In 2013, Chacaby led Thunder Bay's first pride parade. In 2019, Chacaby served as one of the grand marshals of the Fierté Montréal parade.

== A Two-Spirit Journey ==
A Two-Spirit Journey: The Autobiography of a Lesbian Ojibwa-Cree Elder was co-authored by Mary Louisa Plummer and published by the University of Manitoba Press in 2016. It is the 18th title in the Native History Series published by the press. Methodologically, it combines social science and Indigenous oral history.
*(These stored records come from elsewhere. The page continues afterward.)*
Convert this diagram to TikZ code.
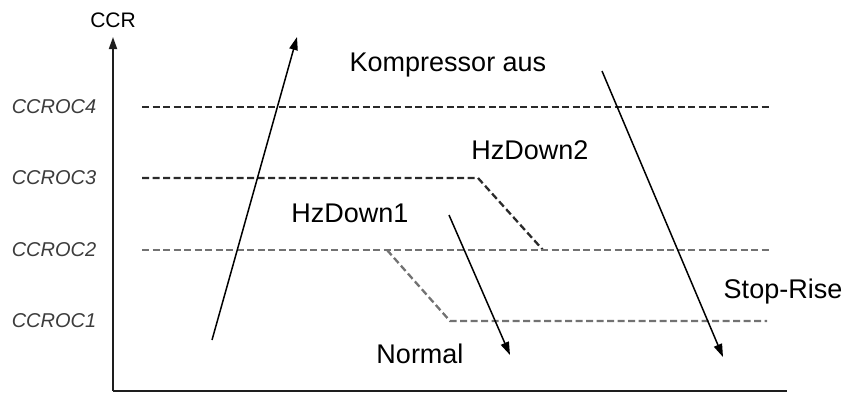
\documentclass[tikz,border=0pt]{standalone}
\usepackage{fontspec}
\setmainfont{Liberation Sans}
\usetikzlibrary{arrows.meta}
\definecolor{axisdark}{HTML}{1E1E1E}
\definecolor{leveldark}{HTML}{2A2A2A}
\definecolor{levelgray}{HTML}{727272}
\definecolor{labelgray}{HTML}{3C3C3C}
\tikzset{
  axis/.style={-{Triangle[length=12pt,width=8pt]},line width=1.8pt,draw=axisdark},
  baseaxis/.style={line width=1.8pt,draw=axisdark},
  leveldark/.style={line width=2.3pt,draw=leveldark,dash pattern=on 7pt off 3.5pt},
  levelgray/.style={line width=2.3pt,draw=levelgray,dash pattern=on 7pt off 3.5pt},
  statetext/.style={font=\fontsize{27}{30}\selectfont,inner sep=0pt},
  levellabel/.style={font=\fontsize{20}{24}\selectfont\itshape,text=labelgray,inner sep=0pt},
  transition/.style={-{Triangle[length=13pt,width=8.5pt]},line width=1.5pt,draw=black}
}

\begin{document}
\begin{tikzpicture}[x=1pt,y=1pt]
  \useasboundingbox (0,0) rectangle (846,392);

  \coordinate (origin) at (113,1);
  \coordinate (ytop) at (113,355);
  \coordinate (xend) at (787,1);
  \draw[baseaxis] (origin) -- (xend);
  \draw[axis] (origin) -- (ytop);
  \node[statetext,font=\fontsize{21}{24}\selectfont] (ccr) at (113,372) {CCR};

  \node[levellabel] (roc4) at (54,285) {CCROC4};
  \node[levellabel] (roc3) at (54,214) {CCROC3};
  \node[levellabel] (roc2) at (54,142) {CCROC2};
  \node[levellabel] (roc1) at (54,71) {CCROC1};

  \coordinate (l4a) at (142,285);
  \coordinate (l4b) at (770,285);
  \coordinate (l3a) at (142,214);
  \coordinate (l3b) at (478,214);
  \coordinate (l3c) at (543,142);
  \coordinate (l2a) at (142,142);
  \coordinate (l2b) at (770,142);
  \coordinate (l1a) at (387,142);
  \coordinate (l1b) at (450,71);
  \coordinate (l1c) at (767,71);
  \draw[leveldark] (l4a) -- (l4b);
  \draw[leveldark] (l3a) -- (l3b) -- (l3c);
  \draw[levelgray] (l2a) -- (l2b);
  \draw[levelgray] (l1a) -- (l1b) -- (l1c);

  \node[statetext] (aus) at (448,327) {Kompressor aus};
  \node[statetext] (hz2) at (530,242) {HzDown2};
  \node[statetext] (hz1) at (350,179) {HzDown1};
  \node[statetext] (normal) at (420,38) {Normal};
  \node[statetext] (stop) at (783,100) {Stop-Rise};

  \coordinate (risestart) at (212,52);
  \coordinate (riseend) at (297,355);
  \coordinate (hz1start) at (449,177);
  \coordinate (hz1end) at (510,37);
  \coordinate (ausstart) at (602,321);
  \coordinate (ausend) at (723,35);
  \draw[transition] (risestart) -- (riseend);
  \draw[transition] (hz1start) -- (hz1end);
  \draw[transition] (ausstart) -- (ausend);
\end{tikzpicture}
\end{document}
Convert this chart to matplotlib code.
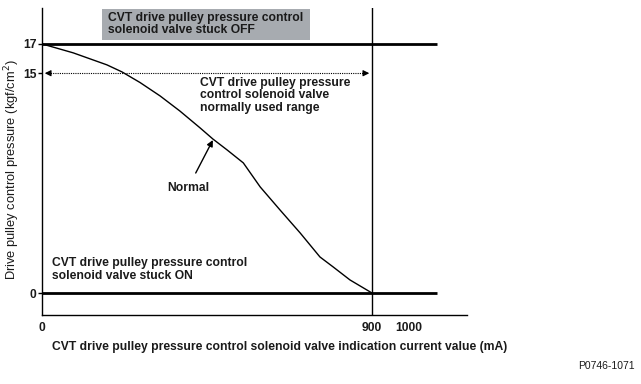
import matplotlib.pyplot as plt
from matplotlib.patches import Rectangle

# Normal characteristic: current (mA) vs drive pulley control pressure (kgf/cm2)
current_ma = [0, 85, 177, 218, 267, 322, 376, 431, 466, 505, 549, 595, 649, 704, 758, 794, 840, 900]
pressure = [17.0, 16.39, 15.57, 15.09, 14.37, 13.45, 12.42, 11.27, 10.51, 9.76, 8.88, 7.24,
            5.67, 4.10, 2.46, 1.78, 0.89, 0.0]

stuck_off = 17
stuck_on = 0
range_low = 15
max_current = 900
x_ticks = [0, 900, 1000]
y_ticks = [0, 15, 17]

plt.rcParams['font.family'] = ['Liberation Sans', 'DejaVu Sans']
FS = 8.7
TXT = '#1a1a1a'

fig = plt.figure(figsize=(6.41, 3.84), dpi=100)
ax = fig.add_axes([42 / 641, 1 - 315 / 384, 425 / 641, 307 / 384])
ax.set_xlim(0, 1159)
ax.set_ylim(-1.5, 19.45)
ax.spines['top'].set_visible(False)
ax.spines['right'].set_visible(False)
for s in ['left', 'bottom']:
    ax.spines[s].set_linewidth(1.0)

ax.set_xticks(x_ticks)
ax.set_xticklabels([str(t) for t in x_ticks], fontsize=FS, fontweight='bold', color=TXT)
ax.set_yticks(y_ticks)
ax.set_yticklabels([str(t) for t in y_ticks], fontsize=FS, fontweight='bold', color=TXT)
ax.tick_params(axis='x', length=0, pad=5)
ax.tick_params(axis='y', length=3, width=1, pad=1)

# stuck OFF / stuck ON lines
xend = 1078
ax.plot([0, xend], [stuck_off, stuck_off], color='black', lw=2, solid_capstyle='butt')
ax.plot([0, xend], [stuck_on, stuck_on], color='black', lw=2, solid_capstyle='butt')
ax.axvline(max_current, color='black', lw=1)

# normal curve
ax.plot(current_ma, pressure, color='black', lw=1)

# normally used range arrow
ax.plot([10, max_current - 15], [range_low, range_low], color='black', lw=0.8, ls=(0, (1, 1)))
ax.annotate('', xy=(0, range_low), xytext=(30, range_low),
            arrowprops=dict(arrowstyle='-|>', color='black', lw=0.8, mutation_scale=9))
ax.annotate('', xy=(max_current, range_low), xytext=(max_current - 30, range_low),
            arrowprops=dict(arrowstyle='-|>', color='black', lw=0.8, mutation_scale=9))

# gray box
ax.add_patch(Rectangle((164, 17.27), 567, 2.12, facecolor='#a7abb0', edgecolor='none', zorder=1))
ax.text(180, 18.35, 'CVT drive pulley pressure control\nsolenoid valve stuck OFF',
        fontsize=FS, fontweight='bold', va='center', ha='left', linespacing=1.05, color=TXT)

ax.text(430, 14.75, 'CVT drive pulley pressure\ncontrol solenoid valve\nnormally used range',
        fontsize=FS, fontweight='bold', va='top', ha='left', linespacing=1.05, color=TXT)

ax.text(27, 1.6, 'CVT drive pulley pressure control\nsolenoid valve stuck ON',
        fontsize=FS, fontweight='bold', va='center', ha='left', linespacing=1.05, color=TXT)

ax.annotate('Normal', xy=(466, 10.44), xytext=(398, 7.17), fontsize=FS, fontweight='bold',
            ha='center', va='center', color=TXT,
            arrowprops=dict(arrowstyle='-|>', color='black', lw=1, mutation_scale=9,
                            shrinkA=5, shrinkB=0))

ax.set_ylabel('Drive pulley control pressure (kgf/cm$^2$)', fontsize=9.3, color=TXT)
ax.yaxis.set_label_coords(-20 / 425, (315 - 170) / 307)
ax.set_xlabel('CVT drive pulley pressure control solenoid valve indication current value (mA)',
              fontsize=FS, fontweight='bold', labelpad=5, color=TXT, x=0.56)

fig.text(635 / 641, 1 - 366 / 384, 'P0746-1071', fontsize=7.5, ha='right', va='center', color=TXT)

fig.savefig('out.png', dpi=100)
The authors conducted over one hundred hours of interviews as part of their writing process, and the book deals with themes of child abuse, alcohol abuse, sexuality, and post-traumatic stress disorder.

===Critical acclaim===
The biography was awarded the Oral History Association's 2017 Book Award, as well as the Ontario Historical Society's 2018 Alison Prentice Award for the best book on Ontario women's history. In addition, A Two-Spirit Journey was a finalist for the Lambda Literary Award for Lesbian Memoir/Biography at the 29th Lambda Literary Awards in 2017, and was shortlisted for the Mary Scorer Award for Best Book by a Manitoba Publisher at the 2017 Manitoba Book Awards.

In 2019, A Two-Spirit Journey was published in French as Un Parcours Bispirituel by Les éditions du remue-ménage.

In 2025, A Two-Spirit Journey won the Canada Reads competition, having been championed by Shayla Stonechild.